To be fair, I never thought it was such a huge deal. Big deal, I like to eat a bit more than the next person. I'm not a binge eater; I don't sit and eat over 2,000 calories in one sitting, and I don't eat when I'm bored. The problem I have is that when I start eating, I can't stop. Or if I want a snack, I go for something completely unhealthy rather than looking more for a piece of fruit. It's a problem and it's the main reason why I can never lose weight, or stick to a plan. And it's also why whenever I exercise, the weight doesn't come off the way it should.

After tonight, I'm ready. I know I said it in my first entry, but it's nice to finally be able to admit to myself that I do have a problem, and it has to be addressed.

I'm done. It's time to get on the correct path and do what I have to do, which is develop more willpower and stay strong.

27 July 2011

Enough is Enough

Everyone knows when they've reached their limit with something. Likewise, everyone knows when they're told themselves numerous times that a bad habit would change, no matter what it is, and within a week (or sometimes even shorter) you go back to doing exactly what it is you told yourself you wouldn't. You've promised yourself you'll make changes to everything; you'll do everything possible to try and make those changes take affect, but what happens? You think you're doing all right so you "treat" yourself to that bad habit once more, despite knowing what will happen when you're done:

You'll feel bad about it, and the next day continue to do it all over again. Then before you know it, you're locked in this vicious cycle once again; there's no hope left, and you've given up with trying to make a difference for possibly the thousandth time.

Then, at least in my case, you wind up hearing about all of the different success stories out there about people who have had the same problem as you, and have managed to over it. Granted, they might have fallen down a few times, but they've always managed to pick themselves up and reach goal, whether it takes a week, month, few months, etc.
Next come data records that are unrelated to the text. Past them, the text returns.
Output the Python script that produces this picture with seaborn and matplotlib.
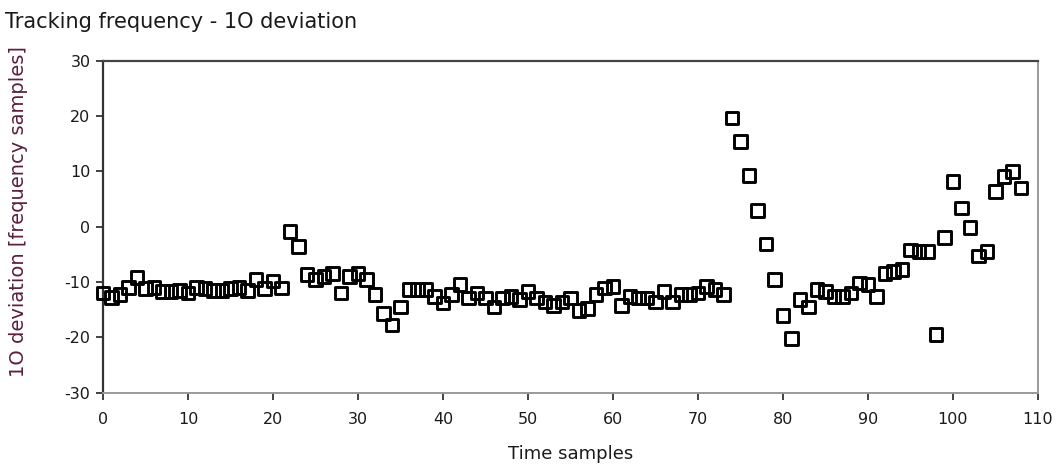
import numpy as np
import pandas as pd
import matplotlib
matplotlib.use("Agg")
import matplotlib.pyplot as plt
import seaborn as sns

# Deviation of the tracked frequency, one value per time sample
time_samples = list(range(109))
deviation = [
    -12.0, -12.8, -12.3, -11.0, -9.2, -11.2, -11.0, -11.7, -11.7, -11.5,
    -12.0, -11.0, -11.2, -11.5, -11.5, -11.2, -11.0, -11.5, -9.5, -11.2,
    -9.8, -11.1, -0.8, -3.6, -8.7, -9.6, -9.0, -8.4, -12.0, -9.0,
    -8.4, -9.6, -12.3, -15.7, -17.8, -14.5, -11.4, -11.4, -11.4, -12.6,
    -13.8, -12.3, -10.5, -12.9, -12.0, -12.9, -14.5, -12.9, -12.6, -13.2,
    -11.7, -12.9, -13.6, -14.2, -13.6, -12.9, -15.1, -14.8, -12.3, -11.1,
    -10.8, -14.2, -12.6, -12.9, -12.9, -13.6, -11.7, -13.6, -12.3, -12.3,
    -12.0, -10.8, -11.4, -12.3, 19.7, 15.4, 9.3, 3.0, -3.1, -9.6,
    -16.0, -20.2, -13.2, -14.5, -11.4, -11.7, -12.6, -12.6, -12.0, -10.2,
    -10.5, -12.6, -8.4, -8.1, -7.8, -4.2, -4.5, -4.5, -19.5, -1.9,
    8.2, 3.4, -0.2, -5.3, -4.5, 6.4, 9.1, 10.0, 7.0,
]

x_ticks = list(range(0, 111, 10))
y_ticks = list(range(-30, 31, 10))

df = pd.DataFrame({"t": time_samples, "dev": deviation})

sns.set_theme(style="white")
plt.rcParams["font.family"] = ["DejaVu Sans"]

W, H = 1057, 472
fig = plt.figure(figsize=(W / 100, H / 100), dpi=100)
ax = fig.add_axes([0.0974, 0.1684, 0.8846, 0.7024])

sns.scatterplot(
    data=df, x="t", y="dev", ax=ax,
    marker="s", s=84, facecolors="none", edgecolor="black",
    linewidth=2.1, legend=False, zorder=3, clip_on=False,
)

ax.set_xlim(0, 110)
ax.set_ylim(-30, 30)
ax.set_xticks(x_ticks)
ax.set_yticks(y_ticks)

ax.set_xticklabels([str(v) for v in x_ticks], fontsize=11.5)
ax.set_yticklabels([str(v) for v in y_ticks], fontsize=11.5)
ax.tick_params(axis="both", which="major", direction="out", length=5,
               width=1.2, color="#222222", labelcolor="#1a1a1a",
               left=True, bottom=True)
ax.tick_params(axis="x", pad=9)
ax.tick_params(axis="y", pad=4)

for side, col, lw in [("left", "#333333", 1.6), ("top", "#444444", 1.6),
                      ("right", "#999999", 1.4), ("bottom", "#999999", 1.4)]:
    ax.spines[side].set_visible(True)
    ax.spines[side].set_color(col)
    ax.spines[side].set_linewidth(lw)

ax.set_xlabel("Time samples", fontsize=13, color="#1a1a1a", labelpad=13)
ax.set_ylabel("")

# Vertical axis caption placed near the left edge of the figure
fig.text(19 / W, 1 - 212 / H, "1O deviation [frequency samples]",
         fontsize=14, color="#5a1f3c", rotation=90,
         ha="center", va="center")

fig.text(0.005, 0.975, "Tracking frequency - 1O deviation", fontsize=15,
         color="#1a1a1a", ha="left", va="top")

fig.savefig("out.png", dpi=100, facecolor="white")
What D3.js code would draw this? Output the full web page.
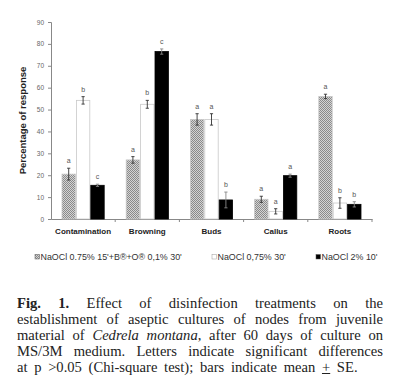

Then you get angry with yourself for not being as strong as the others. You curse yourself for constantly holding back and not having the right amount of willpower. You try to blame everyone else around you where in the end, there's no one else to blame except for yourself.

Once you're able to come to that realization, things seem ten times easier, right? Well, not exactly. I've sat here for a good few hours contemplating whether I even wanted to make this blog because I always forget about them. I give up after one fall off the road because I feel it'll never happen; like I will never reach the 80 pound weight loss goal I so desperately want to achieve.

As a teenager, it used to be for all of the wrong reasons: to look like idols, to be beautiful, to have a boyfriend. Now, none of those matter as much. If anything, they just seem so trivial. In the end, all I ever wanted was to be healthy and feel comfortable in my own skin. Yes, there still are certain clothes I would like to wear and a particular way I would like to look, and I guess by giving myself the incentive that one day it can possibly happen, then I can make this journey work.

I've promised myself year after year that by December I will look different. It's never happened, but now... I think I'm ready. I'll have the assistance of weight watchers on my side, yes, but hopefully it'll be a starting point for me to finally come to the conclusion that this is what I should have been doing all along.

Like stated in my profile, this is going to be far from easy. I'm not searching for perfection. If anything, I'm searching for the chance to finally accept myself and do the things I've always wanted to do, but with a new lease on life.